Monte NidoKeesha - Circle Vice President of Clinical Programming Keesha Amezcua, MA, LMFT, CEDS continues her series this week on the 8 Keys book by Gwen Grabb, LMFT and Monte Nido Founder Carolyn Costin with the 3rd key. In her writing, Keesha explains how this key stresses that the eating disorder is not just about the food, and the ways this is put into practice in treatment at Monte Nido.

Almost every person who has struggled with an eating disorder has been berated by a, often well-meaning, loved one to “just eat a cheeseburger already”. Key 3, which stresses that eating disorders are not just about the food, is the antidote to those comments. This is what makes healing from an eating disorder so complex. Key 3 can help create discussions that explore the range of complex multi-faceted meanings of eating, food, weight and shape.

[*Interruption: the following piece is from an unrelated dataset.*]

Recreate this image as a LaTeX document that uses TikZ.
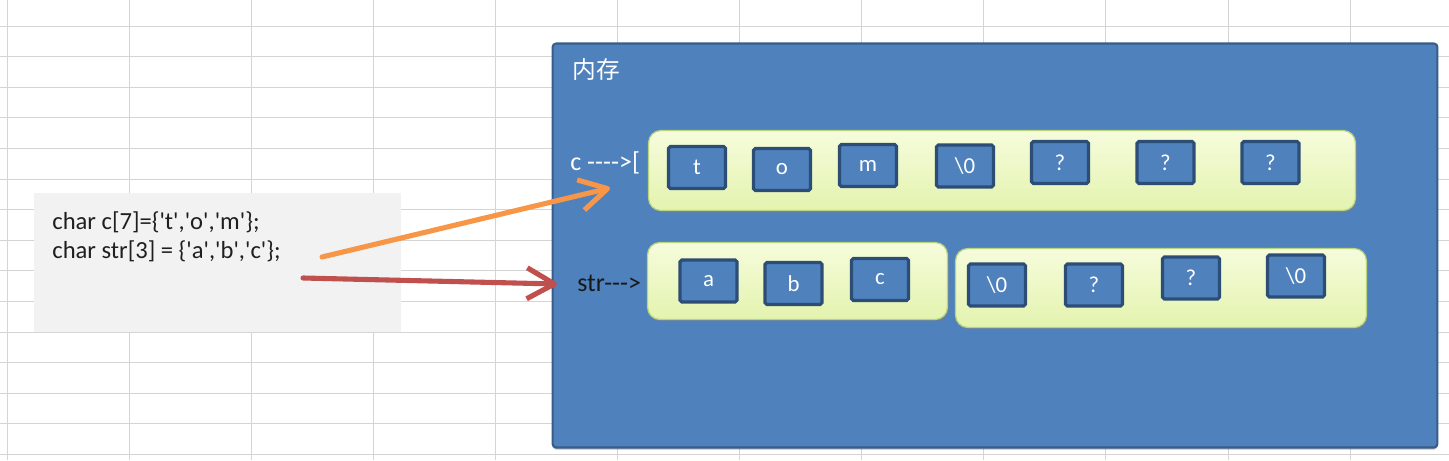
\documentclass[tikz,border=0pt]{standalone}
\usepackage{fontspec}
\setmainfont{Carlito}[Ligatures=TeXOff]
\newfontfamily\cjkfont{Noto Sans CJK SC}
\usetikzlibrary{arrows.meta,shadows}
\definecolor{memblue}{HTML}{4F81BD}
\definecolor{memedge}{HTML}{385D8A}
\definecolor{celledge}{HTML}{2C4D75}
\definecolor{rowtop}{HTML}{F6FCDC}
\definecolor{rowbot}{HTML}{E3F3AE}
\definecolor{rowedge}{HTML}{B9D47C}
\definecolor{ptrorange}{HTML}{F79646}
\definecolor{ptrred}{HTML}{C0504D}
\definecolor{codegray}{HTML}{F2F2F2}

\begin{document}
\begin{tikzpicture}[x=0.02cm, y=-0.02cm,
      gridline/.style={draw=black!17, line width=0.5pt},
      mem/.style={draw=memedge, fill=memblue, line width=1.2pt, rounded corners=2pt,
        minimum width=17.7cm, minimum height=8.08cm,
        drop shadow={shadow xshift=0pt, shadow yshift=-1.2pt, opacity=0.5}},
      row/.style={draw=rowedge, line width=0.7pt, rounded corners=7pt, top color=rowtop, bottom color=rowbot,
        drop shadow={shadow xshift=0.8pt, shadow yshift=-1.2pt, opacity=0.35}},
      cell/.style={draw=celledge, fill=memblue, line width=1.8pt, rounded corners=1pt,
        minimum width=1.14cm, minimum height=0.84cm, text=white, font=\fontsize{13}{15}\selectfont},
      lbl/.style={anchor=west, inner sep=0pt, font=\fontsize{14.8}{17}\selectfont},
      ptr/.style={line width=2.9pt, line cap=round, -{Straight Barb[length=0.55cm, width=0.62cm, line join=round]}}]
    \useasboundingbox (0,0) rectangle (1449,460);
    \fill[white] (0,0) rectangle (1449,460);
    \foreach \k in {0,...,11}
      \draw[gridline] ({7+122.1*\k},0) -- ({7+122.1*\k},460);
    \foreach \k in {0,...,14}
      \draw[gridline] (0,{26+30.6*\k}) -- (1449,{26+30.6*\k});

    \node[fill=codegray, minimum width=7.34cm, minimum height=2.78cm] (codebox) at (217.5,262.5) {};
    \node[anchor=north west, inner sep=0pt, align=left, text=black!88, font=\fontsize{14}{16.8}\selectfont]
      (decl) at (52,211) {char c[7]=\{'t','o','m'\};\\char str[3] = \{'a','b','c'\};};

    \node[mem] (memory) at (995,245.5) {};
    \node[lbl, text=white, font=\cjkfont\fontsize{13.5}{16}\selectfont] (memlbl) at (572,70) {内存};

    \node[row, minimum width=14.14cm, minimum height=1.6cm] (crow) at (1002,170.5) {};
    \node[row, minimum width=6.0cm, minimum height=1.54cm] (strrow) at (797.5,281) {};
    \node[row, minimum width=8.22cm, minimum height=1.58cm] (tailrow) at (1161,288) {};

    \node[lbl, text=white] (clbl) at (570,163) {c ---->[};
    \node[lbl, text=black!90] (strlbl) at (577,283) {str--->};

    \node[cell] (c0) at (697,167.5) {t};
    \node[cell] (c1) at (782,169.5) {o};
    \node[cell] (c2) at (868,165.5) {m};
    \node[cell] (c3) at (965,166) {\textbackslash 0};
    \node[cell] (c4) at (1060,162.5) {?};
    \node[cell] (c5) at (1165.5,162.5) {?};
    \node[cell] (c6) at (1270.5,162.5) {?};

    \node[cell] (s0) at (708.5,281) {a};
    \node[cell] (s1) at (793.5,283.5) {b};
    \node[cell] (s2) at (880,279.5) {c};
    \node[cell] (s3) at (997,285) {\textbackslash 0};
    \node[cell] (s4) at (1094,285) {?};
    \node[cell] (s5) at (1191,278) {?};
    \node[cell] (s6) at (1296,276) {\textbackslash 0};

    \coordinate (cfrom) at (322,257);
    \coordinate (cto) at (610,188);
    \coordinate (strfrom) at (303,278);
    \coordinate (strto) at (557,284);
    \draw[ptr, ptrorange] (cfrom) -- (cto);
    \draw[ptr, ptrred] (strfrom) -- (strto);
\end{tikzpicture}
\end{document}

This is the key where therapists get to pull out all the knowledge they used in graduate school; digging deeper into the underlying issues that result in food and exercise behaviors. In the absence of healthier, more adaptive coping skills, an eating disorder can develop as a way to manage stress, anxiety or depression, family dynamics, cultural pressures and traumatic experiences, among other things. There can also be biological factors contributing to a person’s eating disorder. Therefore, we can’t assume that just reestablishing someone’s relationship with food can heal his or her eating disorder completely. This is why there continues to be such debate in the field about evidence-based therapies and best practices for treating these disorders. If there was one right way, one clear winner in how someone can without-a-doubt get well, every treatment program would look the same and there would be less need for research and conferences. There are obviously some treatment modalities that have proven to work better with certain demographics and diagnoses; but still, those do not give us absolute certainty that a person will recover. Therefore, we continue to utilize an eclectic group of therapies to get at these underlying issues.

Key 3 is not intended to negate the importance of nutritional stabilization; this is addressed in another key. It does make clear that solely addressing the food, in the absence of exploring other psychological issues misses the mark. We can talk about food all day, every day, for a year and not see someone truly progress toward recovery. Someone can restore his or her weight, but if he or she hasn’t explored what was underneath the restricting and weight loss there is a good chance recovery will be short-lived. We need to understand what function or set of functions a person’s eating disorder has served. As clinicians, we have to identify these functions in order to help our clients get their needs met in more adaptive ways. A conversation about kale will only get you so far. Only discussing donuts can be a dead end.

One assignment that Carolyn and Gwen discuss in the 8 Keys book, which Carolyn had initially written about in her first edition of Your Dieting Daughter, is the “Real Issues” assignment. There is a list of 13 proposed issues to provide a jumping off point for clients to delve into what’s really going on underneath their fear of food or their over-attachment to it. This list covers the basic categories and can help a therapist determine what therapeutic modality might best address what’s going on. Is there a need for more psychodynamic work? Family systems? Existential? Feminist theory? Narrative therapy? ACT? DBT? Perhaps some specific trauma work needs to happen via CPT or EMDR? All the while we continue to utilize the CBT techniques as I’ve previously discussed.

It’s not just about the food. This makes this work exciting, ever changing, always challenging and forever interesting. It is also what makes an individual’s recovery unique and lasting.